-- start of EXTRACTED DATA --
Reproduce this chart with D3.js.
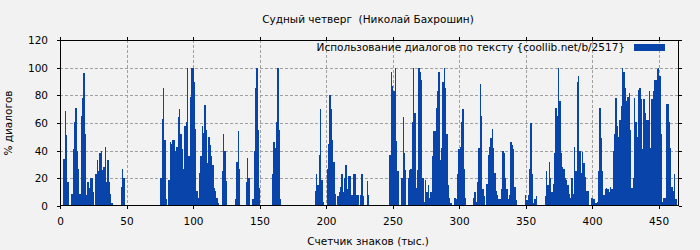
<!DOCTYPE html>
<html>
<head>
<meta charset="utf-8">
<script src="https://cdn.jsdelivr.net/npm/d3@7/dist/d3.min.js"></script>
<style>
	body { margin: 0; background: #f2f2f2; }
	text { font-family: "DejaVu Sans", sans-serif; font-size: 10.5px; fill: #000; white-space: pre; }
</style>
</head>
<body>
<svg id="chart" width="700" height="250"></svg>
<script>
var chartTitle = "Судный четверг  (Николай Бахрошин)";
var seriesName = "Использование диалогов по тексту {coollib.net/b/2517}";
var xTitle = "Счетчик знаков (тыс.)";
var yTitle = "% диалогов";

var xTicks = [0, 50, 100, 150, 200, 250, 300, 350, 400, 450];
var yTicks = [0, 20, 40, 60, 80, 100, 120];

// % of dialogue per thousand characters, index = thousands
var dialogPct = [
	0, 0, 0, 34, 69, 51, 17, 0, 0, 9,
	41, 61, 71, 40, 27, 9, 65, 78, 96, 52,
	8, 17, 13, 20, 20, 10, 0, 23, 33, 25,
	38, 40, 26, 28, 43, 17, 33, 17, 9, 2,
	0, 0, 0, 0, 0, 0, 14, 27, 20, 0,
	0, 0, 0, 0, 0, 0, 0, 0, 0, 0,
	0, 0, 0, 0, 0, 0, 0, 0, 0, 0,
	0, 0, 0, 0, 0, 0, 20, 63, 85, 48,
	5, 0, 19, 46, 45, 48, 48, 40, 43, 64,
	70, 52, 41, 27, 58, 61, 100, 36, 79, 100,
	100, 90, 56, 11, 6, 24, 36, 58, 53, 73,
	55, 31, 50, 44, 36, 30, 13, 11, 6, 2,
	0, 0, 25, 52, 40, 18, 0, 0, 0, 0,
	0, 0, 5, 32, 54, 27, 0, 0, 0, 0,
	17, 35, 20, 0, 0, 5, 40, 85, 100, 55,
	13, 0, 0, 0, 0, 0, 0, 0, 0, 0,
	23, 46, 42, 61, 100, 55, 5, 0, 0, 0,
	0, 0, 0, 0, 0, 0, 0, 0, 0, 0,
	0, 0, 0, 0, 0, 0, 0, 0, 0, 0,
	0, 0, 11, 23, 15, 37, 70, 19, 3, 0,
	0, 27, 45, 80, 70, 48, 32, 9, 0, 7,
	10, 14, 23, 10, 20, 30, 12, 22, 22, 8,
	8, 23, 23, 8, 8, 1, 8, 23, 7, 0,
	0, 18, 8, 0, 0, 0, 0, 0, 0, 0,
	0, 0, 0, 0, 0, 0, 0, 0, 37, 97,
	87, 83, 100, 47, 25, 1, 0, 20, 64, 38,
	26, 0, 20, 26, 27, 61, 100, 67, 13, 26,
	100, 97, 91, 20, 3, 19, 10, 15, 6, 10,
	36, 54, 54, 71, 83, 97, 33, 42, 90, 100,
	85, 52, 15, 6, 2, 0, 0, 6, 5, 23,
	41, 43, 61, 70, 27, 6, 0, 0, 0, 0,
	0, 6, 10, 3, 17, 42, 88, 65, 12, 7,
	1, 16, 37, 43, 49, 56, 42, 24, 11, 8,
	5, 5, 12, 40, 38, 20, 12, 5, 8, 46,
	44, 41, 14, 4, 0, 0, 0, 0, 0, 0,
	8, 4, 8, 27, 60, 23, 2, 5, 7, 1,
	0, 0, 0, 0, 0, 7, 25, 15, 32, 20,
	10, 16, 38, 71, 65, 100, 76, 38, 28, 27,
	20, 19, 15, 9, 6, 20, 9, 43, 25, 90,
	94, 40, 24, 39, 31, 21, 11, 11, 1, 1,
	6, 5, 5, 2, 3, 25, 71, 49, 25, 8,
	12, 13, 12, 10, 14, 12, 40, 52, 78, 58,
	50, 62, 72, 100, 97, 85, 76, 79, 82, 55,
	13, 20, 78, 61, 50, 84, 85, 77, 41, 77,
	67, 62, 62, 83, 42, 77, 83, 91, 91, 99,
	100, 94, 52, 3, 6, 6, 74, 74, 61, 42,
	14, 11, 23, 5, 0
];

var barColor = "#0844aa";
var gridColor = "#a0a0a0";

var svg = d3.select("#chart");
var plot = { left: 60, right: 678.5, top: 40, bottom: 206 };

var x = d3.scaleLinear().domain([0, 465]).range([plot.left, plot.right]);
var y = d3.scaleLinear().domain([0, 120]).range([plot.bottom, plot.top]);

svg.append("rect").attr("width", 700).attr("height", 250).attr("fill", "#f2f2f2");

// grid
var grid = svg.append("g").attr("stroke", gridColor).attr("stroke-dasharray", "3,2")
	.attr("shape-rendering", "crispEdges");
grid.selectAll("line.h").data(yTicks.slice(1, -1)).enter().append("line")
	.attr("x1", plot.left).attr("x2", plot.right)
	.attr("y1", function(d){ return Math.round(y(d)) + 0.5; })
	.attr("y2", function(d){ return Math.round(y(d)) + 0.5; });
grid.selectAll("line.v").data(xTicks.slice(1)).enter().append("line")
	.attr("y1", plot.top).attr("y2", plot.bottom)
	.attr("x1", function(d){ return Math.round(x(d)) + 0.5; })
	.attr("x2", function(d){ return Math.round(x(d)) + 0.5; });

// bars (keep the index as the x value, skip empty ones)
var bars = dialogPct.map(function(v, k){ return { k: k, v: v }; })
	.filter(function(d){ return d.v > 0; });

svg.append("g").attr("fill", barColor).attr("shape-rendering", "crispEdges")
	.selectAll("rect").data(bars).enter().append("rect")
	.attr("x", function(d){ return x(d.k - 0.5); })
	.attr("width", x(1) - x(0))
	.attr("y", function(d){ return y(d.v); })
	.attr("height", function(d){ return y(0) - y(d.v); });

// axes with ticks on all four sides
svg.append("g").attr("transform", "translate(0," + plot.bottom + ")")
	.call(d3.axisBottom(x).tickValues(xTicks).tickSize(3).tickPadding(9).tickFormat(d3.format("d")));
svg.append("g").attr("transform", "translate(0," + plot.top + ")")
	.call(d3.axisTop(x).tickValues(xTicks).tickSize(3).tickFormat(""));
svg.append("g").attr("transform", "translate(" + plot.left + ",0)")
	.call(d3.axisLeft(y).tickValues(yTicks).tickSize(3).tickPadding(9).tickFormat(d3.format("d")));
svg.append("g").attr("transform", "translate(" + plot.right + ",0)")
	.call(d3.axisRight(y).tickValues(yTicks).tickSize(3).tickFormat(""));

svg.selectAll(".domain").remove();
svg.selectAll(".tick line").attr("stroke", "#000").attr("shape-rendering", "crispEdges");
svg.selectAll(".tick text").attr("font-family", "DejaVu Sans, sans-serif").attr("font-size", 10.5).attr("fill", "#000");

svg.append("rect")
	.attr("x", plot.left + 0.5).attr("y", plot.top + 0.5)
	.attr("width", plot.right - plot.left - 1).attr("height", plot.bottom - plot.top - 1)
	.attr("fill", "none").attr("stroke", "#000").attr("shape-rendering", "crispEdges");

// texts
svg.append("text").attr("x", 368).attr("y", 23).attr("text-anchor", "middle").text(chartTitle);
svg.append("text").attr("x", 368).attr("y", 245).attr("text-anchor", "middle").text(xTitle);
svg.append("text").attr("transform", "translate(12,123) rotate(-90)")
	.attr("text-anchor", "middle").text(yTitle);

// legend
svg.append("text").attr("x", 625).attr("y", 51).attr("text-anchor", "end").text(seriesName);
svg.append("rect").attr("x", 634).attr("y", 44).attr("width", 31).attr("height", 7)
	.attr("fill", barColor);
</script>
</body>
</html>
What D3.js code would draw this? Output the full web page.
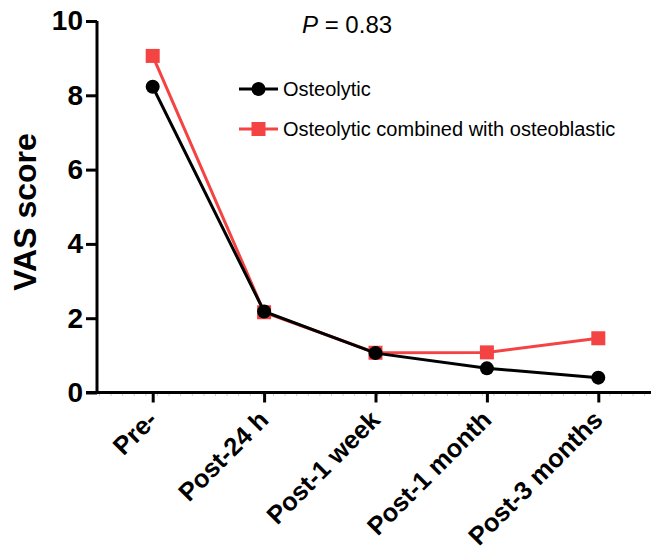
<!DOCTYPE html>
<html>
<head>
<meta charset="utf-8">
<script src="https://cdn.jsdelivr.net/npm/d3@7"></script>
<style>
  body { margin: 0; background: #fff; }
  svg { display: block; font-family: Arial, "Liberation Sans", sans-serif; }
</style>
</head>
<body>
<svg></svg>
<script>
var categories = ["Pre-", "Post-24 h", "Post-1 week", "Post-1 month", "Post-3 months"];
var osteolytic = [8.23, 2.18, 1.06, 0.65, 0.40];
var combined   = [9.06, 2.16, 1.07, 1.08, 1.46];
var yTicks = [0, 2, 4, 6, 8, 10];
var seriesNames = ["Osteolytic", "Osteolytic combined with osteoblastic"];
var pText = "0.83";

var width = 651, height = 555;
var red = "#f44343";

var svg = d3.select("svg")
  .attr("width", width)
  .attr("height", height);

var x = d3.scalePoint()
  .domain(categories)
  .range([97, 654])
  .padding(0.5);

var y = d3.scaleLinear()
  .domain([0, 10])
  .range([392.5, 21]);

// y axis
var yAxis = d3.axisLeft(y).tickValues(yTicks).tickSize(11).tickPadding(3);
var yg = svg.append("g")
  .attr("transform", "translate(97,0)")
  .call(yAxis);
yg.select(".domain").attr("stroke", "#000").attr("stroke-width", 3)
  .attr("d", "M0," + y(10) + "V" + (y(0) + 1.5));
yg.selectAll(".tick line").attr("stroke", "#000").attr("stroke-width", 3);
yg.selectAll(".tick text")
  .attr("font-size", 28).attr("font-weight", "bold").attr("fill", "#000")
  .attr("font-family", "Arial, 'Liberation Sans', sans-serif");

// faint minor marks along the x axis
svg.append("line")
  .attr("x1", 99).attr("x2", width)
  .attr("y1", y(0) + 2.5).attr("y2", y(0) + 2.5)
  .attr("stroke", "#999").attr("stroke-width", 1)
  .attr("stroke-dasharray", "1,10.6");

// x axis
var xAxis = d3.axisBottom(x).tickSize(10).tickFormat("");
var xg = svg.append("g")
  .attr("transform", "translate(0," + y(0) + ")")
  .call(xAxis);
xg.select(".domain").attr("stroke", "#000").attr("stroke-width", 3)
  .attr("d", "M86,0H" + width);
xg.selectAll(".tick line").attr("stroke", "#000").attr("stroke-width", 3);

// rotated category labels
svg.append("g").selectAll("text")
  .data(categories)
  .join("text")
  .attr("transform", function(d){ return "translate(" + (x(d) + 6) + "," + (y(0) + 29) + ") rotate(-45)"; })
  .attr("text-anchor", "end")
  .attr("font-size", 25.5)
  .attr("font-weight", "bold")
  .text(function(d){ return d; });

// y title
svg.append("text")
  .attr("transform", "translate(36,212) rotate(-90)")
  .attr("text-anchor", "middle")
  .attr("font-size", 32)
  .attr("font-weight", "bold")
  .text("VAS score");

var line = d3.line()
  .x(function(d, i){ return x(categories[i]); })
  .y(function(d){ return y(d); });

// red series (drawn underneath)
svg.append("path")
  .attr("d", line(combined))
  .attr("fill", "none").attr("stroke", red).attr("stroke-width", 3);
svg.append("g").selectAll("rect")
  .data(combined)
  .join("rect")
  .attr("x", function(d, i){ return x(categories[i]) - 7; })
  .attr("y", function(d){ return y(d) - 7; })
  .attr("width", 14).attr("height", 14)
  .attr("fill", red);

// black series
svg.append("path")
  .attr("d", line(osteolytic))
  .attr("fill", "none").attr("stroke", "#000").attr("stroke-width", 3);
svg.append("g").selectAll("circle")
  .data(osteolytic)
  .join("circle")
  .attr("cx", function(d, i){ return x(categories[i]); })
  .attr("cy", function(d){ return y(d); })
  .attr("r", 7)
  .attr("fill", "#000");

// legend
var legend = svg.append("g");
var lx = 239, ly = [89, 129];
legend.append("line").attr("x1", lx).attr("x2", lx + 39)
  .attr("y1", ly[0]).attr("y2", ly[0]).attr("stroke", "#000").attr("stroke-width", 3);
legend.append("circle").attr("cx", lx + 19.5).attr("cy", ly[0]).attr("r", 7).attr("fill", "#000");
legend.append("line").attr("x1", lx).attr("x2", lx + 39)
  .attr("y1", ly[1]).attr("y2", ly[1]).attr("stroke", red).attr("stroke-width", 3);
legend.append("rect").attr("x", lx + 12.5).attr("y", ly[1] - 7).attr("width", 14).attr("height", 14).attr("fill", red);
legend.selectAll("text")
  .data(seriesNames)
  .join("text")
  .attr("x", lx + 44)
  .attr("y", function(d, i){ return ly[i]; })
  .attr("dy", "0.36em")
  .attr("font-size", 20)
  .text(function(d){ return d; });

// p value
var pt = svg.append("text")
  .attr("x", 302).attr("y", 33)
  .attr("font-size", 24);
pt.append("tspan").attr("font-style", "italic").text("P");
pt.append("tspan").text(" = " + pText);
</script>
</body>
</html>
-- end of EXTRACTED DATA --
(DESCRIPTION OF THE TASK): Show all lines above holding "with".

(ANSWER BELOW):
Reproduce this chart with D3.js.
// axes with ticks on all four sides
var seriesNames = ["Osteolytic", "Osteolytic combined with osteoblastic"];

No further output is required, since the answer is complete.